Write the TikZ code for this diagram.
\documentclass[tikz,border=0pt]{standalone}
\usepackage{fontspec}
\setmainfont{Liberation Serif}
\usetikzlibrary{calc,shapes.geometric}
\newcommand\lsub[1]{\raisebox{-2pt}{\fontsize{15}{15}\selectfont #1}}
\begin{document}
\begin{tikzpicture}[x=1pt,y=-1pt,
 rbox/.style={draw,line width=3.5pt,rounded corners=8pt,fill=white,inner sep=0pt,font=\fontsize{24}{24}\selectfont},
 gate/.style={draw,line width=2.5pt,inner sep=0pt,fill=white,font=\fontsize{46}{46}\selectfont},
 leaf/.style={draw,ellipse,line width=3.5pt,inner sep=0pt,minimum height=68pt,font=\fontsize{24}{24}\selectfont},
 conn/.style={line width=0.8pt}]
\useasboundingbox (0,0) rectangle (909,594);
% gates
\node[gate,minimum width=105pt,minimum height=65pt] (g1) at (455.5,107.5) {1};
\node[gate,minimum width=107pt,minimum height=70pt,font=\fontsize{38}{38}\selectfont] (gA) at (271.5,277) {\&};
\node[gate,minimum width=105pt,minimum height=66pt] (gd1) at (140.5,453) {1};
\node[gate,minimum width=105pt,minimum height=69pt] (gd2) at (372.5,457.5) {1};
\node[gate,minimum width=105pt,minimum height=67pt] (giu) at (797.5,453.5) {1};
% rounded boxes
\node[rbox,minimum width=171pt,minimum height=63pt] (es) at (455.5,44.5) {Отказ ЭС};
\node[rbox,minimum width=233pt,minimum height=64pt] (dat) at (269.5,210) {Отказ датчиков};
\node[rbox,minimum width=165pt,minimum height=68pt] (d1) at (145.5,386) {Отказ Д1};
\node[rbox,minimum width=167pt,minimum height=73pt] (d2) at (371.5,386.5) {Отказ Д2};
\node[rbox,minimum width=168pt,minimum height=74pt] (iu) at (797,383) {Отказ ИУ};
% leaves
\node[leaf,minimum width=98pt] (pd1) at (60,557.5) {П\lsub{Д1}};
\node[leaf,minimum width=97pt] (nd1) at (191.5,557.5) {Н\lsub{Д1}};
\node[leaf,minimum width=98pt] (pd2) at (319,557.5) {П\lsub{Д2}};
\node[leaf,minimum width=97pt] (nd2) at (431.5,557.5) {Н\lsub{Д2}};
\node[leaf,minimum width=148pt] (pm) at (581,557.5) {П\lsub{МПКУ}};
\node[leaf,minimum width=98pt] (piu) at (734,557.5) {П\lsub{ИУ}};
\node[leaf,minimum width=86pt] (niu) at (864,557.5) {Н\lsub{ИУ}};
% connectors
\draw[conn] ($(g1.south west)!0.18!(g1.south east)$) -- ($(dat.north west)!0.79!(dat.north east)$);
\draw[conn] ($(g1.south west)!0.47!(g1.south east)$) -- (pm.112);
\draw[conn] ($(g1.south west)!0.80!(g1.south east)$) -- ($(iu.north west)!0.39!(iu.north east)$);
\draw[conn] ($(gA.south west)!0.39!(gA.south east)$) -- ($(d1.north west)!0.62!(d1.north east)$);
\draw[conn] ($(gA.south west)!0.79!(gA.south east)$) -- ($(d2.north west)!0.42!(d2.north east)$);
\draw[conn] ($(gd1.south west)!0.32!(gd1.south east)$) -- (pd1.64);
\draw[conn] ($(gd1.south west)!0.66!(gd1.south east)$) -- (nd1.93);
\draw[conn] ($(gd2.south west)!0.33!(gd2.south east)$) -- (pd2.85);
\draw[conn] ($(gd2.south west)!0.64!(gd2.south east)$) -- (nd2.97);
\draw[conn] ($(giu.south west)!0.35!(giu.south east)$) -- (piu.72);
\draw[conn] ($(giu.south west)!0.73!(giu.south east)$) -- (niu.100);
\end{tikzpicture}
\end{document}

::::

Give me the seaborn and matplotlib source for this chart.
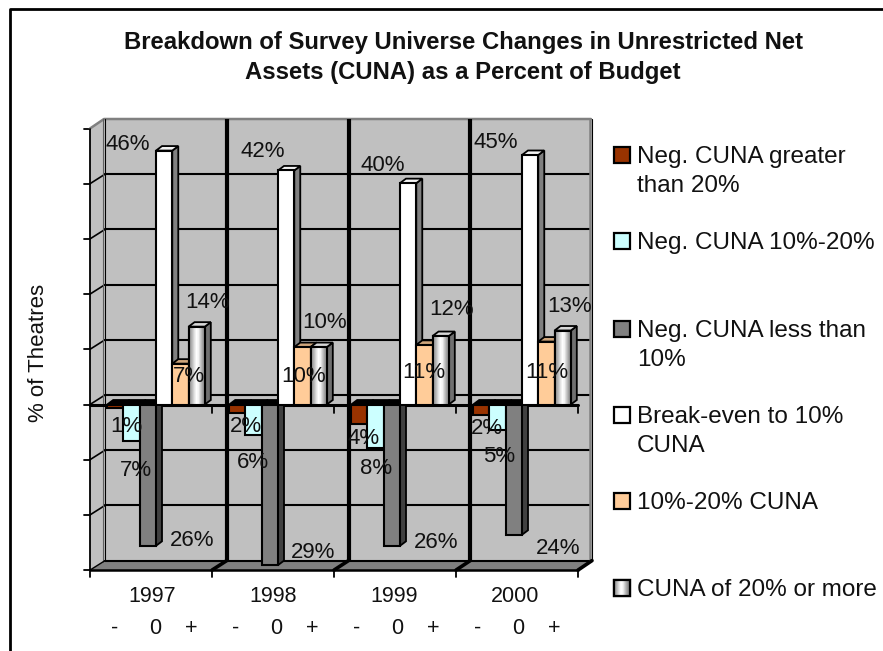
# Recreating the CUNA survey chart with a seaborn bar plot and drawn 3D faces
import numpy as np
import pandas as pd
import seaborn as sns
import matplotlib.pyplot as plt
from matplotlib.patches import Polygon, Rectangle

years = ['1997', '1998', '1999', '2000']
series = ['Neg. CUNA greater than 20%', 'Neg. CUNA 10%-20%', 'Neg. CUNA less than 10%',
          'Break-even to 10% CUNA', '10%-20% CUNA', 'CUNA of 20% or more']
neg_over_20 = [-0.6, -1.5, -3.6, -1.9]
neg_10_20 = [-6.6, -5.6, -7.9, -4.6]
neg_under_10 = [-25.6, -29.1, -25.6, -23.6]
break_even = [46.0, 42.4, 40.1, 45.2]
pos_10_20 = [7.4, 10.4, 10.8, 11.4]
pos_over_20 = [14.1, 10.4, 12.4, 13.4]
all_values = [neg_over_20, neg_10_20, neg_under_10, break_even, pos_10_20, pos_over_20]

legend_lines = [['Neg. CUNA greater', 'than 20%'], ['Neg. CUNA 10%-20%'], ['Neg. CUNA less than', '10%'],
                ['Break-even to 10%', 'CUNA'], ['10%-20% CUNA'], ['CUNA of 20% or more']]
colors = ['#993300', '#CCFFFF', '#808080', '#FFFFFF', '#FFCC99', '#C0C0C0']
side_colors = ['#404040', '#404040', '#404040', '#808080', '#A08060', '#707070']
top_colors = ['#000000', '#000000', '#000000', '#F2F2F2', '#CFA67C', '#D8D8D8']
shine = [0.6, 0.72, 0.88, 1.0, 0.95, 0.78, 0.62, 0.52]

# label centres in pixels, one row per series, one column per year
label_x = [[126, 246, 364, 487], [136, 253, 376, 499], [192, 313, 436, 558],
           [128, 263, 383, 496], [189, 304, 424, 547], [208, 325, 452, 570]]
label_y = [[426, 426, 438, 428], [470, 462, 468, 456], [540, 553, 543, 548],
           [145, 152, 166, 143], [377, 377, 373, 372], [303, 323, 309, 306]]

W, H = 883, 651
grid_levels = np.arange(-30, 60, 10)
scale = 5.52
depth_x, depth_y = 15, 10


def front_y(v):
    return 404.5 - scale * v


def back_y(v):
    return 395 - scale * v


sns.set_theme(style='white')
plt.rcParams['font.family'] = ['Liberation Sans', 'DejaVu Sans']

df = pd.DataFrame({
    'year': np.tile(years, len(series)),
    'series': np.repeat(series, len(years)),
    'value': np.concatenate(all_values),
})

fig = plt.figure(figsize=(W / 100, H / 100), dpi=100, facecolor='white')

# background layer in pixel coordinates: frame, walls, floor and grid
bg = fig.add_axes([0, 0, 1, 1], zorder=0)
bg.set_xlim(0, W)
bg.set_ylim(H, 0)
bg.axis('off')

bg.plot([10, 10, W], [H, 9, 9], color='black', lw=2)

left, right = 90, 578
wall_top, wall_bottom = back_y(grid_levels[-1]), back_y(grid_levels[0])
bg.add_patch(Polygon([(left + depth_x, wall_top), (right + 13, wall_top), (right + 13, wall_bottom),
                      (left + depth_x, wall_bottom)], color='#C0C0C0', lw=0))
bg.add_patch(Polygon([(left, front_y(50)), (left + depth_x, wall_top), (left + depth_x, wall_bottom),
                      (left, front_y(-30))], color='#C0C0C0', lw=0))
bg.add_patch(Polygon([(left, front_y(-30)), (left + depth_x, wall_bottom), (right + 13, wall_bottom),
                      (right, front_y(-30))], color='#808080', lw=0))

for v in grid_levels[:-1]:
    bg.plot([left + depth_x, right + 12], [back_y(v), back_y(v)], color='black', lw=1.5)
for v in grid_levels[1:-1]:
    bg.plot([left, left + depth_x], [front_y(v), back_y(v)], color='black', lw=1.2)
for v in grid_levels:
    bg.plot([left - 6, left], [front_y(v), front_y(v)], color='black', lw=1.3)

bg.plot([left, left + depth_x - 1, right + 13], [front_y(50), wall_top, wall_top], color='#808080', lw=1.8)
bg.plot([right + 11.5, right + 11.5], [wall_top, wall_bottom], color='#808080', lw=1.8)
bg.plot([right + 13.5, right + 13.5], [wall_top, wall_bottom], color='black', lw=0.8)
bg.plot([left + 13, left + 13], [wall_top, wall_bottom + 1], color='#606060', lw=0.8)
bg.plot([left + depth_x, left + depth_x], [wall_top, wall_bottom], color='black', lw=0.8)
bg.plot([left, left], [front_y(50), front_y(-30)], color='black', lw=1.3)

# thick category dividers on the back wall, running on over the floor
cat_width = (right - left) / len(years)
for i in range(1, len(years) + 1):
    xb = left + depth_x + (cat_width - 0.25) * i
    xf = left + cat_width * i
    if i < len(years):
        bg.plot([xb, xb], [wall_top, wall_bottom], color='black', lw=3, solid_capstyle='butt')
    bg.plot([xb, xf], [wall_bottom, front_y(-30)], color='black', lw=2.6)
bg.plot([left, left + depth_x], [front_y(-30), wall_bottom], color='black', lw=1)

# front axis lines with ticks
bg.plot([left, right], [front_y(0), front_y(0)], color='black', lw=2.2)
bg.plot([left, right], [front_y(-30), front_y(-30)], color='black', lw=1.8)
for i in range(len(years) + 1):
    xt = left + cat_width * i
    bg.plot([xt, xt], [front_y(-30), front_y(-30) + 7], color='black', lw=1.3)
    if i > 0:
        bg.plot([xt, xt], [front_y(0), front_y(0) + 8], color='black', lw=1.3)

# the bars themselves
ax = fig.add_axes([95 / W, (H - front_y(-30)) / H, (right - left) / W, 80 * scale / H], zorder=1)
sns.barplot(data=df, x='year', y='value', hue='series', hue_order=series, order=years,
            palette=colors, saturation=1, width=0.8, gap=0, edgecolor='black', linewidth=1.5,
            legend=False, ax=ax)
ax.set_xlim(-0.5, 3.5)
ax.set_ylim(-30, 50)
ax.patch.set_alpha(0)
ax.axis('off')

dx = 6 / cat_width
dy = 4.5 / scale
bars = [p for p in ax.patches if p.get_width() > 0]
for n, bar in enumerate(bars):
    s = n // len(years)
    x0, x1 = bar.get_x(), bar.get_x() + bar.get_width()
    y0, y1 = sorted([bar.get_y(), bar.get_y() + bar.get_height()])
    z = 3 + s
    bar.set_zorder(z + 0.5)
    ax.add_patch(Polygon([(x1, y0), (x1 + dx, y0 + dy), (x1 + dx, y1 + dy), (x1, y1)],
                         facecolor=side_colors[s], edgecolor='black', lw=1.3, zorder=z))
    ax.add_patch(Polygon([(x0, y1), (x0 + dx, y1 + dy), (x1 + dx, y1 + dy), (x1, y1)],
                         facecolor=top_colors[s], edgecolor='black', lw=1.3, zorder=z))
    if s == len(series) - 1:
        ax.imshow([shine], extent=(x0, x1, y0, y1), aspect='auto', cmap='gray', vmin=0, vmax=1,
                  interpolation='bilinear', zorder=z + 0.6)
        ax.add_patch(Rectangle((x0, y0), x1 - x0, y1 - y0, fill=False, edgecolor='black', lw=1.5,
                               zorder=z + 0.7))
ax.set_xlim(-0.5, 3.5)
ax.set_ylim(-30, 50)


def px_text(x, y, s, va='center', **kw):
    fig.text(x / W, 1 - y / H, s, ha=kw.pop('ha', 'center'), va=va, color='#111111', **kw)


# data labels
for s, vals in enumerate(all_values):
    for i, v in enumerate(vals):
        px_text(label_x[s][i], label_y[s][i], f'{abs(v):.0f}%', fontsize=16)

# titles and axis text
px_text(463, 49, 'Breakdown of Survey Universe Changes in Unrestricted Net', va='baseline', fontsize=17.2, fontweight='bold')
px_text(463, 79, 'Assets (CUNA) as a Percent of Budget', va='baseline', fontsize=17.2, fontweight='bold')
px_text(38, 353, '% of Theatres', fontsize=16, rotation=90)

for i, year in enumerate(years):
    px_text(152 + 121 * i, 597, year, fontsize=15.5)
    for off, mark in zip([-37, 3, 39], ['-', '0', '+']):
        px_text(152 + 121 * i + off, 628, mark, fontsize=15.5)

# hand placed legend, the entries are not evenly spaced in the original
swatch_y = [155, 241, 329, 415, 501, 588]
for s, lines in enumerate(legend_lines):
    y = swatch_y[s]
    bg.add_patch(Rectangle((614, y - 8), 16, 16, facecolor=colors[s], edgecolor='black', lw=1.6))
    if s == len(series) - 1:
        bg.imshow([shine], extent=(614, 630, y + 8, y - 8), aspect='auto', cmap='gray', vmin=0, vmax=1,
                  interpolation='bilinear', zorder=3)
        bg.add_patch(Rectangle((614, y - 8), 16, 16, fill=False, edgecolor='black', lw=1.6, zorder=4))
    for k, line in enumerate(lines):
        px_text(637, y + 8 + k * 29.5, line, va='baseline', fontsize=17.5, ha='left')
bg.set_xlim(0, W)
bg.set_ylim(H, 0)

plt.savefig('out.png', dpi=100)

::::

Stated task » Return the material from the line containing "Give me the" through the line containing "shine = [0.6, 0.72, 0.88, 1.0, 0.95, 0.78, 0.62, 0.52]", exactly and in full, but without its pictures.

Worked solution »
Give me the seaborn and matplotlib source for this chart.
# Recreating the CUNA survey chart with a seaborn bar plot and drawn 3D faces
import numpy as np
import pandas as pd
import seaborn as sns
import matplotlib.pyplot as plt
from matplotlib.patches import Polygon, Rectangle

years = ['1997', '1998', '1999', '2000']
series = ['Neg. CUNA greater than 20%', 'Neg. CUNA 10%-20%', 'Neg. CUNA less than 10%',
          'Break-even to 10% CUNA', '10%-20% CUNA', 'CUNA of 20% or more']
neg_over_20 = [-0.6, -1.5, -3.6, -1.9]
neg_10_20 = [-6.6, -5.6, -7.9, -4.6]
neg_under_10 = [-25.6, -29.1, -25.6, -23.6]
break_even = [46.0, 42.4, 40.1, 45.2]
pos_10_20 = [7.4, 10.4, 10.8, 11.4]
pos_over_20 = [14.1, 10.4, 12.4, 13.4]
all_values = [neg_over_20, neg_10_20, neg_under_10, break_even, pos_10_20, pos_over_20]

legend_lines = [['Neg. CUNA greater', 'than 20%'], ['Neg. CUNA 10%-20%'], ['Neg. CUNA less than', '10%'],
                ['Break-even to 10%', 'CUNA'], ['10%-20% CUNA'], ['CUNA of 20% or more']]
colors = ['#993300', '#CCFFFF', '#808080', '#FFFFFF', '#FFCC99', '#C0C0C0']
side_colors = ['#404040', '#404040', '#404040', '#808080', '#A08060', '#707070']
top_colors = ['#000000', '#000000', '#000000', '#F2F2F2', '#CFA67C', '#D8D8D8']
shine = [0.6, 0.72, 0.88, 1.0, 0.95, 0.78, 0.62, 0.52]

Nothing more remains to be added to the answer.